Matiang’i challenged the US to support Kenya’s efforts to have al Shabaab enlisted among the global terrorist organisations under the UN Security Council resolution 1267 of 1999.
“We are in the neighbourhood of hell. Terror is brewed next door,” said Matiang’i in reference to Somalia, the home to the terror group.
“We are asking the US to support our campaign for al Shabaab to be listed as a global terrorist organisation. Al Shabaab is not a missionary organisation. If listed we will decimate this group that uses blackmail and other criminal means to raise income for its activities.”
According to the CS, the move would provide the security agencies with a multifaceted arsenal of administrative, legal, and political means to fight the militants.
According to the UN, the main aim of delisting such groups is to delegitimise them and cut off external support.

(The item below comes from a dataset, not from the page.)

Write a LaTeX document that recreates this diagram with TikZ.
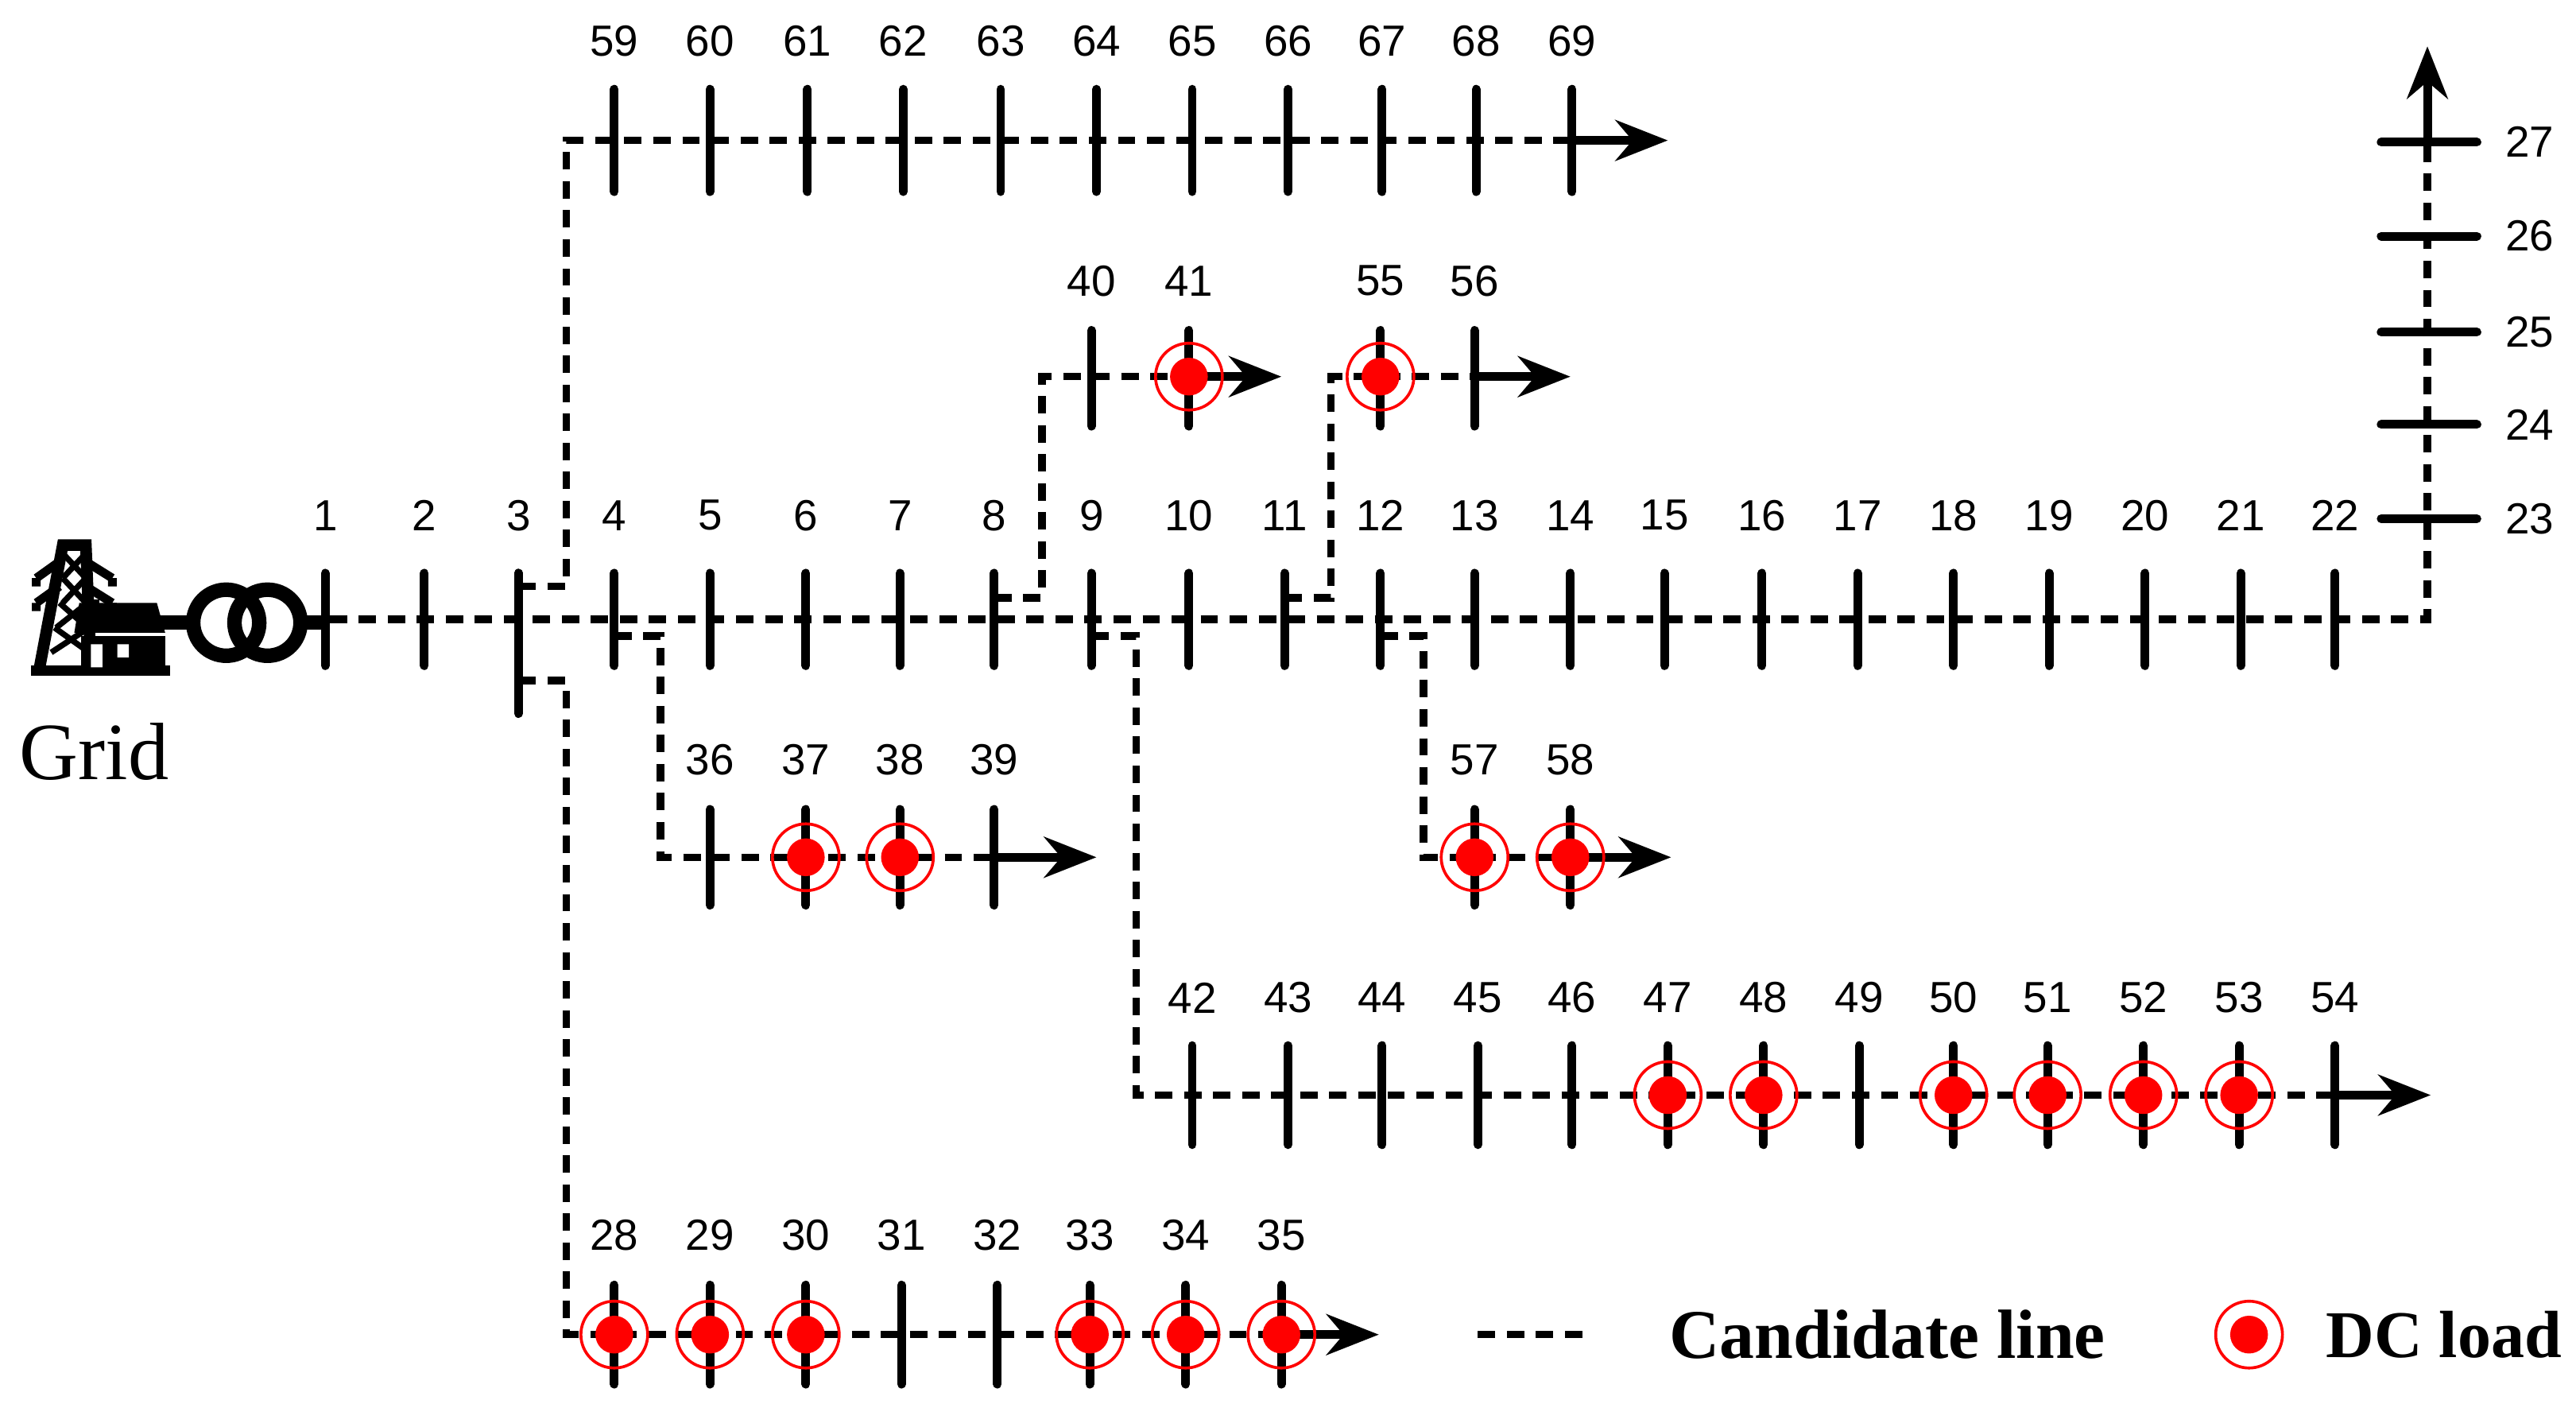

They are also effective in constraining the operations of non-governmental organisations and other peace practitioners since any form of interaction with such groups is criminalised.
Those who oppose the sanctions say they can severely impede peaceful dialogue and consequently negatively affect the resolution of conflicts.
Kenya stands to benefit should the group be listed because it would substantially weaken it financially and curtail the flow of arms and other aid, including food, to their region of operation. Kenya has, on several occasions, tried to have al Shabaab designated as a terror group alongside others like Alqaeda, the Taliban and ISIL.
The latest effort was on August 28 last year when the UN Council rejected Kenya’s request, which is being spearheaded by the Foreign Affairs CS Monica Juma.
Last July, following the attack on Medina Hotel in Somalia that left at least 26 people dead, Juma again urged the international community to hasten the listing of the militants. She had earlier on May 21 last year made similar calls when she held talks with European Union High Representative for Foreign Affairs and Security Policy, Federica Mogherini.
The council can take several actions, which may not involve use of armed forces, including designating groups and individuals, in order to maintain or restore international peace and security.
The resolution 1267 was adopted unanimously on October 15, 1999 and has since then established 30 sanctions against three proscribed groups.
However, it has been opposed by the US humanitarian agencies and diplomats, who have insisted that the blacklisting could cause suffering to innocent civilians.